I was positively tickled with a ‘post-dessert-dessert’, which can basically be described as a chocolate and earl grey mousse. Oh goodness. Although anything chocolate can be rich, this was so well balanced with the bright, vibrant earl grey coming through, with a touch of citrus to accentuate the flavour further.
Then just in case you didn’t have enough sugar yet, you can also opt-in for the liquid nitrogen ice-cream, which is made in a trolley (one of four in the world apparently) right by the table.
It was an anniversary dinner, go big or go home right?
Although our now British waiter seemed to be a little bit over the script he must have read over hundreds of times over, the experience itself was glorious fun as a cloud appeared in an instant surrounding him and our ice-cream is quickly whisked into existence.
The vanilla bean ice-cream, with a strawberry puree at the bottom of the cone, and topped with choice of toppings (freeze dried apple crumble for me and white chocolate and raspberries for Brad), I prefer this far more than the rum and vanilla ice-cream we had with the leamington course. Creamy and lush; as you would hope!

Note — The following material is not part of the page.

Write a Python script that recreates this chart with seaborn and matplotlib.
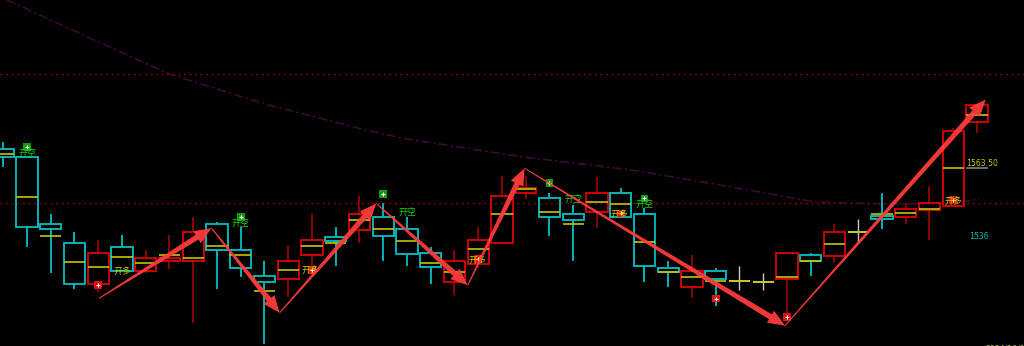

In all, as Brad and I seem to do less fine dining dinners, or even slightly fancier dinners, Dinner by Heston is a real reminder of how it can be done so well. Professional, attentive but approachable waitstaff who put you at ease, even if you are requesting for a bottle of wine under $100 (the most expensive we found on the menu was around $9000!), a perfectly paced meal, where somehow the food comes out so quickly, but with just enough time to let you digest what you had just previously eaten. The food was beautiful, sure some nitpicks on my end, but that’s just because some of the dishes were so lovely, it’s hard not to directly compare!

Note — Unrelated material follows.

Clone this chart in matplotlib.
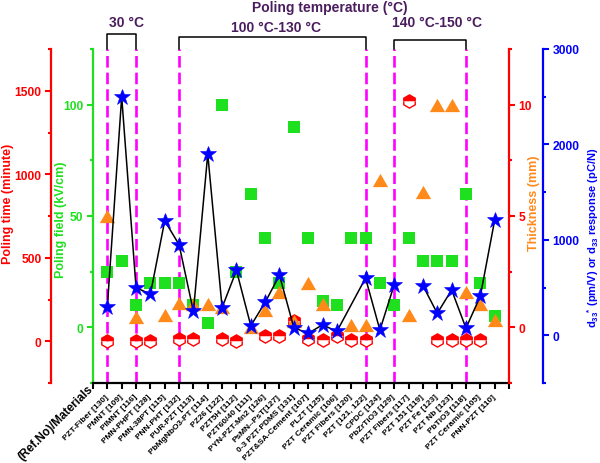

If you’re curious, our meal came to around $370 for three courses, plus a side of thrice cooked chips (happy sighs), plus liquid nitrogen ice-cream plus a bottle of wine (that was a beautiful French red for under $100), which I thought was great value for how full and satisfied we were at the end, and the quality of the meal we enjoyed.
I had expected to spend far more!
All’s that left now? Fat Duck. One of these days.